-- Exercise requirements --
Retype, please, the listing from its opening line through the line that contains "fig = plt.figure(figsize=(W", both included, without the pictures.
- - - -
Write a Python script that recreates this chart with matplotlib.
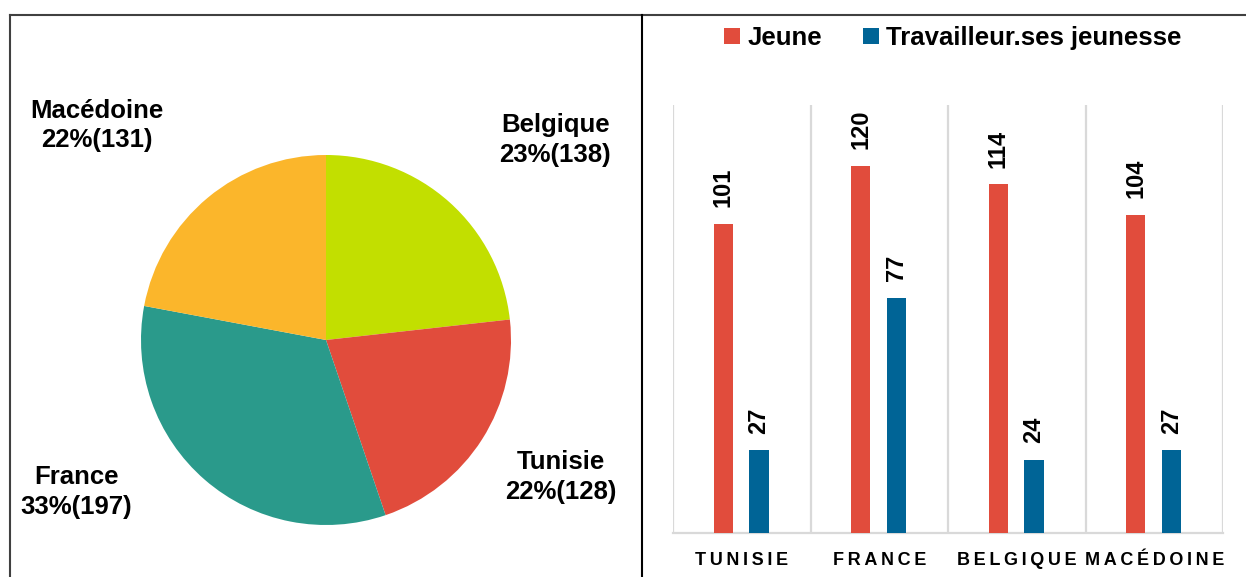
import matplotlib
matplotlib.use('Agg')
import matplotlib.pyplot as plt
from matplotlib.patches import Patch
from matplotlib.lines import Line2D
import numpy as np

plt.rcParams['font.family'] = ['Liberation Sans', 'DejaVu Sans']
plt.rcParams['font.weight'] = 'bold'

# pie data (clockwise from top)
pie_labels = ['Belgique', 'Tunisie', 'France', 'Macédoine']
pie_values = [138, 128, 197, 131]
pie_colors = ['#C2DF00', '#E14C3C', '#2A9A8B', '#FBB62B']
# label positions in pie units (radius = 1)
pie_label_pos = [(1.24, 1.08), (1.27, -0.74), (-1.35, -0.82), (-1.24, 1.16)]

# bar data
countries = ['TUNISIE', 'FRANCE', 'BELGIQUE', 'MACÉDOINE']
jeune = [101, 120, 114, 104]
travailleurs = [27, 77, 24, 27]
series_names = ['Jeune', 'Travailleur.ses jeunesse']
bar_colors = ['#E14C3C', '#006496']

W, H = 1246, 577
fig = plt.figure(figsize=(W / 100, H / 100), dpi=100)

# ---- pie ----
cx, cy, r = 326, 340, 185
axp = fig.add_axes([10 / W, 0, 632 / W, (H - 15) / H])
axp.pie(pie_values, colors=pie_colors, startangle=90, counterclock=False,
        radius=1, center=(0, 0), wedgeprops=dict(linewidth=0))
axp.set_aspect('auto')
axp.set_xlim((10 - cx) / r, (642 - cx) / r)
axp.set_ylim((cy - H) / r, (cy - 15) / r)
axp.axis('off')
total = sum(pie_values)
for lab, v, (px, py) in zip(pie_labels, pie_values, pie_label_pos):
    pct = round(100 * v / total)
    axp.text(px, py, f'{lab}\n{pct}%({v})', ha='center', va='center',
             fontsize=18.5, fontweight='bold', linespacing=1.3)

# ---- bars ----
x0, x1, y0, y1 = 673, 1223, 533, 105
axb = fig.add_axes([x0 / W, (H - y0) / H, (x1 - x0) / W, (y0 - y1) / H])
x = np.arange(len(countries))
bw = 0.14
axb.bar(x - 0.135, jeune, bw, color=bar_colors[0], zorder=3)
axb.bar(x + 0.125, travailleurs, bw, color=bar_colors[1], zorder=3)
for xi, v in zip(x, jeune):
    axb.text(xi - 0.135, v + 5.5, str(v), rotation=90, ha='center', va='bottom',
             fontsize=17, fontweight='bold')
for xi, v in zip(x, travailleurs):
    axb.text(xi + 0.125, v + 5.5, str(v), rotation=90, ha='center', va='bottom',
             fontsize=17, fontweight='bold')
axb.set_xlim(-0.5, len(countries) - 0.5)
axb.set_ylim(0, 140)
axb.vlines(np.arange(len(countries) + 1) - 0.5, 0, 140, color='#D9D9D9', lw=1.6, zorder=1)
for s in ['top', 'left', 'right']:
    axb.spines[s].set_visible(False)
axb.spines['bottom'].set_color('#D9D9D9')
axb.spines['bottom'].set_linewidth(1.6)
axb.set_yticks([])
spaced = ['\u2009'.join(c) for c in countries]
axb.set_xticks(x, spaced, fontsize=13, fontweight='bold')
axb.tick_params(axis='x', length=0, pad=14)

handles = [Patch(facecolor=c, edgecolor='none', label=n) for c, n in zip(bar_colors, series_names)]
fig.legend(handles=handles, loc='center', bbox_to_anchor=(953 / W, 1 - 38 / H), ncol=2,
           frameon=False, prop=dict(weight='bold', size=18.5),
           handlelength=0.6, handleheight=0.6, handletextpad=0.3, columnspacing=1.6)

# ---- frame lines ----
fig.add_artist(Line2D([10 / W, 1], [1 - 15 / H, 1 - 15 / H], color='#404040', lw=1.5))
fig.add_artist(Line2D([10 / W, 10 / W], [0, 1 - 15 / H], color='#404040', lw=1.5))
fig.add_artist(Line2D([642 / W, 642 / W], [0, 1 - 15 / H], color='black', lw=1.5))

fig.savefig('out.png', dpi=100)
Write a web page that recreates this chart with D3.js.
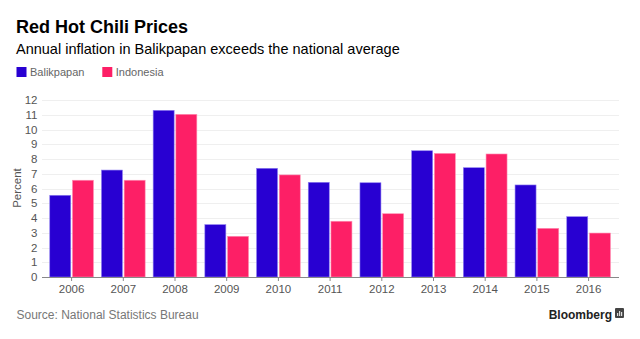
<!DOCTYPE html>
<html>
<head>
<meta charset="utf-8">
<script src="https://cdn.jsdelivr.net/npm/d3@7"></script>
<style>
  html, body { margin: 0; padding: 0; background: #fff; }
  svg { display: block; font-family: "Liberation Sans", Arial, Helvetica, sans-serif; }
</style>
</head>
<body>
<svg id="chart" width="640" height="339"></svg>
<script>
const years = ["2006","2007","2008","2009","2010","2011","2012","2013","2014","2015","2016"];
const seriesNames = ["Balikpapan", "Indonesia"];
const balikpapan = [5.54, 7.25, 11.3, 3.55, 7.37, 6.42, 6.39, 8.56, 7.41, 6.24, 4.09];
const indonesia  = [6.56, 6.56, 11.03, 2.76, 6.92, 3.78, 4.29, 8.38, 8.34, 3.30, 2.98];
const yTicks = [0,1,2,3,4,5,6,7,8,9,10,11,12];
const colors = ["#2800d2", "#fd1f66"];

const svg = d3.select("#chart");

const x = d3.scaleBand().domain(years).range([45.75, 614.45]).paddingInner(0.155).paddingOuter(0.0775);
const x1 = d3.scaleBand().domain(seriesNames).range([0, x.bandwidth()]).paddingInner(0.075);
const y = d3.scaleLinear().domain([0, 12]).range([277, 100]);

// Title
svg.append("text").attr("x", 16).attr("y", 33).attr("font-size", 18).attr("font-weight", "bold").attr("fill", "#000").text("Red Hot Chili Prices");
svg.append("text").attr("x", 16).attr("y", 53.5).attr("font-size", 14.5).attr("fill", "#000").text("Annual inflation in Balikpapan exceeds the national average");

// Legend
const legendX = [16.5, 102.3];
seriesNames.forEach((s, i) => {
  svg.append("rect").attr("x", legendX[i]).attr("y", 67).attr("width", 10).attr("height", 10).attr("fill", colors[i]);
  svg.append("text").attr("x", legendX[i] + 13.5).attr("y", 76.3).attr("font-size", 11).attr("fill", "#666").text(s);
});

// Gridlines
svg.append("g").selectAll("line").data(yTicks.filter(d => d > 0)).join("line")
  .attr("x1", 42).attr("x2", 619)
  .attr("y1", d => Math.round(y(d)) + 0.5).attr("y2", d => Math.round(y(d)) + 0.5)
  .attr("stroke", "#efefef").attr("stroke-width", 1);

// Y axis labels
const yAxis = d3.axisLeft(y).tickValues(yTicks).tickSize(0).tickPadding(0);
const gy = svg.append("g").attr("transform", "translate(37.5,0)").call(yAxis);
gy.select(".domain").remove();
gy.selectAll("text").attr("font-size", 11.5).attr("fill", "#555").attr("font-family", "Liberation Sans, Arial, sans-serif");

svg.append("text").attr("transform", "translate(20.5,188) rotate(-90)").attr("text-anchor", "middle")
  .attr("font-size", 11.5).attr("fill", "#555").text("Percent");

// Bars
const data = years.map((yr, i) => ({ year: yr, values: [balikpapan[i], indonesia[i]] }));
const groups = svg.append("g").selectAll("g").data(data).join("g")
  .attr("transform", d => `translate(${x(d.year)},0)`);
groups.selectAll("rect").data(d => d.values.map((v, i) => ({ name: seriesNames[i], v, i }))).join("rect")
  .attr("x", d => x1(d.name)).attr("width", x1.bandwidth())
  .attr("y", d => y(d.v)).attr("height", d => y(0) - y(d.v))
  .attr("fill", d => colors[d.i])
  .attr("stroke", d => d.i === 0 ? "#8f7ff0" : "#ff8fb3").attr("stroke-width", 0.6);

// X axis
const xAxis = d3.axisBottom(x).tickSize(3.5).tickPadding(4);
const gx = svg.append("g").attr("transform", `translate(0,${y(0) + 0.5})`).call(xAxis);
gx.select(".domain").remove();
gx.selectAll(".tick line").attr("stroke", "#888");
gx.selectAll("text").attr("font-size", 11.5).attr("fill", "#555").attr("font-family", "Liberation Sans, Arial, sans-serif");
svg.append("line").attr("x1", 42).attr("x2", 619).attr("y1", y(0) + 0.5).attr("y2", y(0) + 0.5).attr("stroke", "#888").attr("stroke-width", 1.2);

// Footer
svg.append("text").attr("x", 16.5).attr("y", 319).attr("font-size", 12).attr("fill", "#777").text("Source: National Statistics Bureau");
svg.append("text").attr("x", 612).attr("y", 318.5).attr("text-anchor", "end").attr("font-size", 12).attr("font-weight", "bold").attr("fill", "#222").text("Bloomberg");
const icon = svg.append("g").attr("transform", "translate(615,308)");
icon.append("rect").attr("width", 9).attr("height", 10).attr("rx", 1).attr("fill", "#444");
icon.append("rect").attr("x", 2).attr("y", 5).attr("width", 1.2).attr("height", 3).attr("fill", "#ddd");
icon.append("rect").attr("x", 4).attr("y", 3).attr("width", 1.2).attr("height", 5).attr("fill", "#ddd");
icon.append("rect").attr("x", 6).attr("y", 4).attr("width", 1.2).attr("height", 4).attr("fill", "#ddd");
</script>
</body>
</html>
- - - -
-- Complete response --
Write a Python script that recreates this chart with matplotlib.
import matplotlib
matplotlib.use('Agg')
import matplotlib.pyplot as plt
from matplotlib.patches import Patch
from matplotlib.lines import Line2D
import numpy as np

plt.rcParams['font.family'] = ['Liberation Sans', 'DejaVu Sans']
plt.rcParams['font.weight'] = 'bold'

# pie data (clockwise from top)
pie_labels = ['Belgique', 'Tunisie', 'France', 'Macédoine']
pie_values = [138, 128, 197, 131]
pie_colors = ['#C2DF00', '#E14C3C', '#2A9A8B', '#FBB62B']
# label positions in pie units (radius = 1)
pie_label_pos = [(1.24, 1.08), (1.27, -0.74), (-1.35, -0.82), (-1.24, 1.16)]

# bar data
countries = ['TUNISIE', 'FRANCE', 'BELGIQUE', 'MACÉDOINE']
jeune = [101, 120, 114, 104]
travailleurs = [27, 77, 24, 27]
series_names = ['Jeune', 'Travailleur.ses jeunesse']
bar_colors = ['#E14C3C', '#006496']

W, H = 1246, 577
fig = plt.figure(figsize=(W / 100, H / 100), dpi=100)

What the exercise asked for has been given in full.